Data Science course encourages non-data-science students to apply skills to real-world data sets

A new course co-sponsored by the computer science and statistics departments, Compsci/Stats 190F: Foundations of Data Science, isn’t open to computer science or statistics students. The class is designed to teach non-computer-science and non-math/statistics students the basics of data science, and encourage them to think about how data analysis can solve problems in their own field of study.

“There’s a huge forecasted gap in data science expertise,” said Benjamin Marlin, associate professor in the College of Information and Computer Sciences, who co-taught the class along with Pat Flaherty, assistant professor in the Department of Mathematics and Statistics. “There’s a push towards encouraging students with diverse backgrounds to increase their familiarity with data science topics.” 


“For students in economics or biology, for example, there’s a lot of [data science work] that they will see as they go forward through their courses or their careers,” Marlin elaborated. Many CS190F students come from the sciences and social science disciplines.


Instead of focusing on a single piece of software, students learn to build analytical code from scratch. This not only enables students to perform custom analyses, but helps them to understand how those analyses are carried out. 


The class moves quickly. Students begin by learning Python from scratch, along with the statistical analysis techniques that correspond to their new coding skills. Midway through the course, students know more than enough coding to get by, and in turn focus their time on statistical analysis techniques, including confidence intervals, regressions, and classifications. Students in last year’s class worked with nearest-neighbor classifications which, according to Marlin, are typically taught to junior-year computer science students.



Students in the CS190F also have the opportunity to use their skills on real-world data sets. According to Marlin, students work with data relevant to a variety of fields, including finance, political science and public health—in one exercise, analyzing the relationship between smoking and birth weight. Working with premade databases of real and “fake” news, students are taught to identify similarities and differences between the two.


The class, which ran for the first time in the fall of 2018, is based on the “Data 8” course developed at the University of California, Berkeley.
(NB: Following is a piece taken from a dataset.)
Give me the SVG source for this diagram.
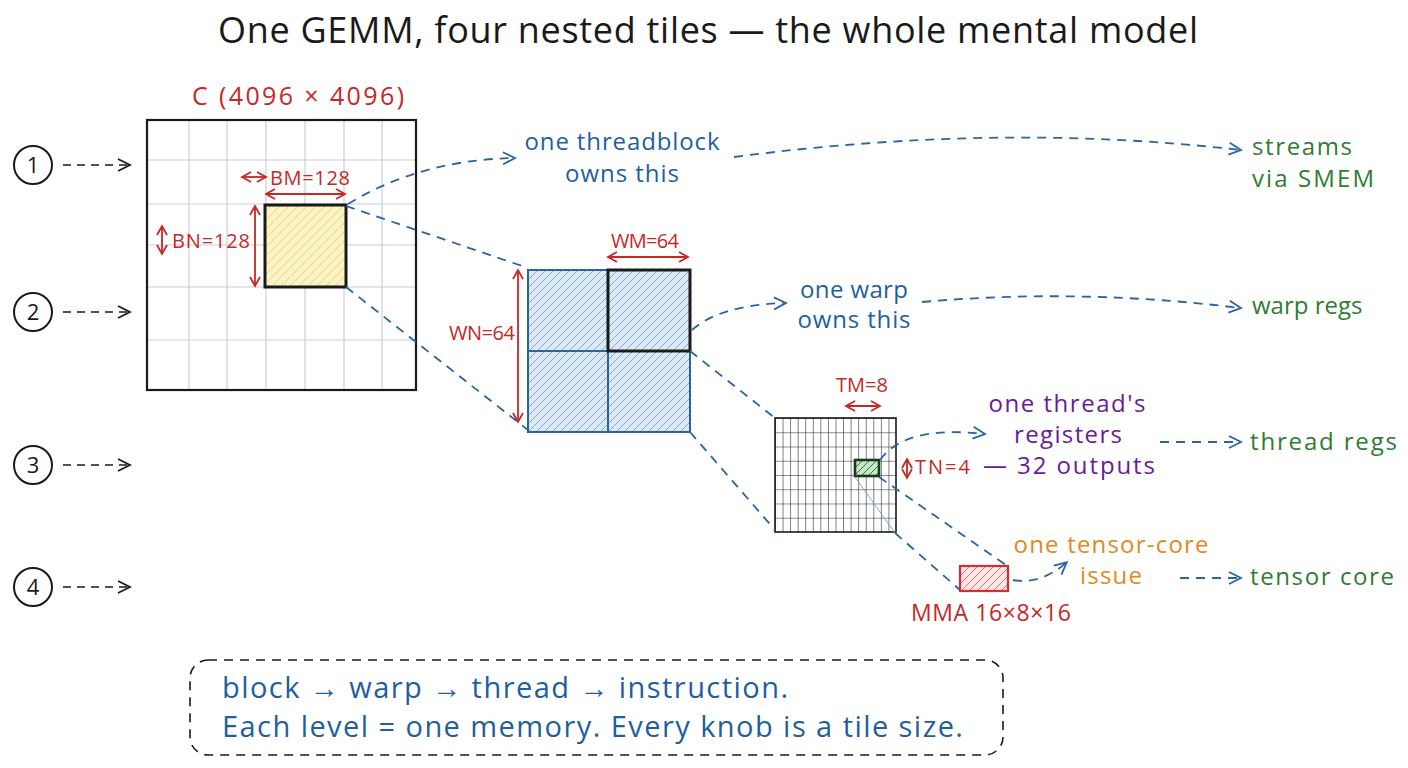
<svg xmlns="http://www.w3.org/2000/svg" width="1408" height="768" viewBox="0 0 1408 768">
<style>
text{font-family:"Open Sans","Liberation Sans",sans-serif}
.t{font-size:36px;fill:#1a1a1a}
.red{fill:#c62828}
.blue{fill:#1f5f9e}
.green{fill:#2e7d32}
.purple{fill:#6a1b9a}
.orange{fill:#e08a1e}
.lbl{font-size:24px}
.dim{font-size:20px;fill:#c62828}
.conn{fill:none;stroke:#2a64a4;stroke-width:1.8;stroke-dasharray:9 7}
.lead{fill:none;stroke:#1a1a1a;stroke-width:1.6;stroke-dasharray:8 6}
.dimline{stroke:#c62828;stroke-width:1.8;fill:none}
.gl{stroke:#c9ced8;stroke-width:1.2}
</style>
<defs>
<marker id="ab" markerUnits="userSpaceOnUse" markerWidth="16" markerHeight="16" refX="13" refY="8" orient="auto"><path d="M2 2 L14 8 L2 14" fill="none" stroke="#2a64a4" stroke-width="1.8"/></marker>
<marker id="ak" markerUnits="userSpaceOnUse" markerWidth="16" markerHeight="16" refX="13" refY="8" orient="auto"><path d="M2 2 L14 8 L2 14" fill="none" stroke="#1a1a1a" stroke-width="1.8"/></marker>
<marker id="ar" markerUnits="userSpaceOnUse" markerWidth="12" markerHeight="12" refX="10" refY="6" orient="auto-start-reverse"><path d="M1 1 L10 6 L1 11" fill="none" stroke="#c62828" stroke-width="1.8"/></marker>
<pattern id="hy" patternUnits="userSpaceOnUse" width="9" height="9"><rect width="9" height="9" fill="#fbf3c6"/><path d="M0 9 L9 0 M-2 2 L2 -2 M7 11 L11 7" stroke="#e9d77a" stroke-width="1"/></pattern>
<pattern id="hb" patternUnits="userSpaceOnUse" width="8" height="8"><rect width="8" height="8" fill="#dde9f6"/><path d="M0 8 L8 0 M-2 2 L2 -2 M6 10 L10 6" stroke="#7ea8d6" stroke-width="1"/></pattern>
<pattern id="hg" patternUnits="userSpaceOnUse" width="7" height="7"><rect width="7" height="7" fill="#c8e6c9"/><path d="M0 7 L7 0 M-2 2 L2 -2 M5 9 L9 5" stroke="#2e7d32" stroke-width="1"/></pattern>
<pattern id="hr" patternUnits="userSpaceOnUse" width="8" height="8"><rect width="8" height="8" fill="#fde6e6"/><path d="M0 8 L8 0 M-2 2 L2 -2 M6 10 L10 6" stroke="#e57373" stroke-width="1"/></pattern>
<pattern id="tg" patternUnits="userSpaceOnUse" x="775" y="418" width="7.5625" height="14.25"><path d="M0 0 H7.5625 M0 0 V14.25" stroke="#1a1a1a" stroke-width="1.1" fill="none"/></pattern>
</defs>
<rect width="1408" height="768" fill="#ffffff"/>

<text class="t" x="708" y="43" text-anchor="middle" textLength="980" lengthAdjust="spacing">One GEMM, four nested tiles — the whole mental model</text>

<g id="levels">
<g id="level1"><circle cx="33" cy="165" r="19" fill="none" stroke="#1a1a1a" stroke-width="2"/><text x="33" y="173" text-anchor="middle" font-size="22" fill="#1a1a1a">1</text></g>
<g id="level2"><circle cx="33" cy="312" r="19" fill="none" stroke="#1a1a1a" stroke-width="2"/><text x="33" y="320" text-anchor="middle" font-size="22" fill="#1a1a1a">2</text></g>
<g id="level3"><circle cx="33" cy="465" r="19" fill="none" stroke="#1a1a1a" stroke-width="2"/><text x="33" y="473" text-anchor="middle" font-size="22" fill="#1a1a1a">3</text></g>
<g id="level4"><circle cx="33" cy="587" r="19" fill="none" stroke="#1a1a1a" stroke-width="2"/><text x="33" y="595" text-anchor="middle" font-size="22" fill="#1a1a1a">4</text></g>
</g>

<g id="matrixC">
<text class="red" x="298" y="105" text-anchor="middle" font-size="25" textLength="212" lengthAdjust="spacing">C (4096 × 4096)</text>
<rect x="147" y="120" width="269" height="270" fill="#ffffff"/>
<g class="gl">
<line x1="189" y1="121" x2="189" y2="389"/><line x1="227" y1="121" x2="227" y2="389"/><line x1="266" y1="121" x2="266" y2="389"/><line x1="305" y1="121" x2="305" y2="389"/><line x1="344" y1="121" x2="344" y2="389"/><line x1="382" y1="121" x2="382" y2="389"/>
<line x1="148" y1="160" x2="415" y2="160"/><line x1="148" y1="204" x2="415" y2="204"/><line x1="148" y1="245" x2="415" y2="245"/><line x1="148" y1="287" x2="415" y2="287"/><line x1="148" y1="340" x2="415" y2="340"/>
</g>
<rect x="147" y="120" width="269" height="270" fill="none" stroke="#1a1a1a" stroke-width="2.2"/>
</g>

<g id="blockTile">
<rect x="265" y="205" width="81" height="82" fill="url(#hy)" stroke="#1a1a1a" stroke-width="3"/>
<line class="dimline" x1="242" y1="177" x2="266" y2="177" marker-start="url(#ar)" marker-end="url(#ar)"/>
<text class="dim" x="270" y="185" textLength="80" lengthAdjust="spacing">BM=128</text>
<line class="dimline" x1="266" y1="194" x2="345" y2="194" marker-start="url(#ar)" marker-end="url(#ar)"/>
<line class="dimline" x1="162" y1="226" x2="162" y2="254" marker-start="url(#ar)" marker-end="url(#ar)"/>
<text class="dim" x="172" y="248" textLength="78" lengthAdjust="spacing">BN=128</text>
<line class="dimline" x1="255" y1="206" x2="255" y2="286" marker-start="url(#ar)" marker-end="url(#ar)"/>
</g>

<g id="warpTile">
<rect x="528" y="270" width="162" height="162" fill="url(#hb)" stroke="#2a64a4" stroke-width="2"/>
<line x1="608" y1="270" x2="608" y2="432" stroke="#2a64a4" stroke-width="2"/>
<line x1="528" y1="351" x2="690" y2="351" stroke="#2a64a4" stroke-width="2"/>
<rect x="608" y="270" width="82" height="81" fill="none" stroke="#1a1a1a" stroke-width="3"/>
<text class="dim" x="645" y="248" text-anchor="middle" textLength="68" lengthAdjust="spacing">WM=64</text>
<line class="dimline" x1="608" y1="257" x2="688" y2="257" marker-start="url(#ar)" marker-end="url(#ar)"/>
<text class="dim" x="482" y="340" text-anchor="middle" textLength="66" lengthAdjust="spacing">WN=64</text>
<line class="dimline" x1="518" y1="270" x2="518" y2="422" marker-start="url(#ar)" marker-end="url(#ar)"/>
</g>

<g id="threadTile">
<rect x="775" y="418" width="121" height="114" fill="url(#tg)"/>
<rect x="775" y="418" width="121" height="114" fill="none" stroke="#1a1a1a" stroke-width="1.6"/>
<rect x="855" y="460" width="24" height="16" fill="url(#hg)" stroke="#1a3a1a" stroke-width="2.6"/>
<text class="dim" x="862" y="392" text-anchor="middle">TM=8</text>
<line class="dimline" x1="846" y1="406" x2="880" y2="406" marker-start="url(#ar)" marker-end="url(#ar)"/>
<line class="dimline" x1="907" y1="459" x2="907" y2="478" marker-start="url(#ar)" marker-end="url(#ar)"/>
<text class="dim" x="915" y="474" textLength="55" lengthAdjust="spacing">TN=4</text>
</g>

<g id="mmaTile">
<rect x="960" y="566" width="48" height="25" fill="url(#hr)" stroke="#d32f2f" stroke-width="2.2"/>
<text class="red" x="991" y="621" text-anchor="middle" font-size="23" textLength="160" lengthAdjust="spacing">MMA 16×8×16</text>
</g>

<g id="labels">
<text class="blue lbl" x="622" y="150" text-anchor="middle" textLength="195" lengthAdjust="spacing">one threadblock</text>
<text class="blue lbl" x="622" y="182" text-anchor="middle" textLength="114" lengthAdjust="spacing">owns this</text>
<text class="blue lbl" x="854" y="298" text-anchor="middle" textLength="108" lengthAdjust="spacing">one warp</text>
<text class="blue lbl" x="854" y="328" text-anchor="middle" textLength="113" lengthAdjust="spacing">owns this</text>
<text class="purple lbl" x="1067" y="412" text-anchor="middle" textLength="157" lengthAdjust="spacing">one thread's</text>
<text class="purple lbl" x="1068" y="443" text-anchor="middle" textLength="108" lengthAdjust="spacing">registers</text>
<text class="purple lbl" x="983" y="474" textLength="172" lengthAdjust="spacing">— 32 outputs</text>
<text class="orange lbl" x="1111" y="553" text-anchor="middle" textLength="195" lengthAdjust="spacing">one tensor-core</text>
<text class="orange lbl" x="1111" y="584" text-anchor="middle" textLength="62" lengthAdjust="spacing">issue</text>
<text class="green lbl" x="1252" y="155" textLength="100" lengthAdjust="spacing">streams</text>
<text class="green lbl" x="1252" y="187" textLength="122" lengthAdjust="spacing">via SMEM</text>
<text class="green lbl" x="1252" y="314">warp regs</text>
<text class="green lbl" x="1250" y="450" textLength="147" lengthAdjust="spacing">thread regs</text>
<text class="green lbl" x="1250" y="585" textLength="144" lengthAdjust="spacing">tensor core</text>
</g>

<g id="connectors">
<line class="lead" x1="63" y1="165" x2="129" y2="165" marker-end="url(#ak)"/>
<line class="lead" x1="63" y1="312" x2="129" y2="312" marker-end="url(#ak)"/>
<line class="lead" x1="63" y1="465" x2="129" y2="465" marker-end="url(#ak)"/>
<line class="lead" x1="63" y1="587" x2="129" y2="587" marker-end="url(#ak)"/>
<path class="conn" d="M348 204 Q420 160 514 158" marker-end="url(#ab)"/>
<line class="conn" x1="346" y1="206" x2="528" y2="268"/>
<line class="conn" x1="346" y1="287" x2="528" y2="430"/>
<path class="conn" d="M734 157 Q1000 122 1240 150" marker-end="url(#ab)"/>
<path class="conn" d="M692 330 Q720 305 785 303" marker-end="url(#ab)"/>
<path class="conn" d="M922 302 Q1080 288 1240 308" marker-end="url(#ab)"/>
<line class="conn" x1="690" y1="351" x2="775" y2="418"/>
<line class="conn" x1="690" y1="432" x2="775" y2="530"/>
<path class="conn" d="M880 460 Q905 425 984 434" marker-end="url(#ab)"/>
<line class="conn" x1="1160" y1="442" x2="1240" y2="442" marker-end="url(#ab)"/>
<line class="conn" x1="879" y1="477" x2="1006" y2="565"/>
<line x1="855" y1="477" x2="895" y2="533" stroke="#7ea8d6" stroke-width="1"/>
<line class="conn" x1="895" y1="533" x2="960" y2="590"/>
<path class="conn" d="M1013 580 Q1040 585 1066 563" marker-end="url(#ab)"/>
<line class="conn" x1="1180" y1="578" x2="1240" y2="578" marker-end="url(#ab)"/>
</g>

<g id="summary">
<rect x="190" y="660" width="813" height="95" rx="18" fill="none" stroke="#1a1a1a" stroke-width="1.6" stroke-dasharray="9 7"/>
<text class="blue" x="222" y="698" font-size="29" textLength="566" lengthAdjust="spacing">block → warp → thread → instruction.</text>
<text class="blue" x="222" y="737" font-size="29" textLength="741" lengthAdjust="spacing">Each level = one memory. Every knob is a tile size.</text>
</g>
</svg>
Professors Marlin and Flaherty have worked since 2016 to bring the class to UMass.


The course materials are housed entirely online. A grant from Google for cloud compute time allows students to do coursework from anywhere. Access to UMass computer labs mean students don’t even need their own laptop.


The Data 8 format provides companion courses in other majors to help students “connect the dots” more quickly. Marlin is working with professors in other departments to bring those companion courses to UMass.


CS190F is geared towards freshmen, who will have a full three years of college to consider data science applications to their chosen field. Upperclassmen, who may have begun to consider the data science connections to their field, can still benefit from the Python instruction and advanced statistical techniques taught in the course.


There is a tentative plan to offer the course again in the Fall semester.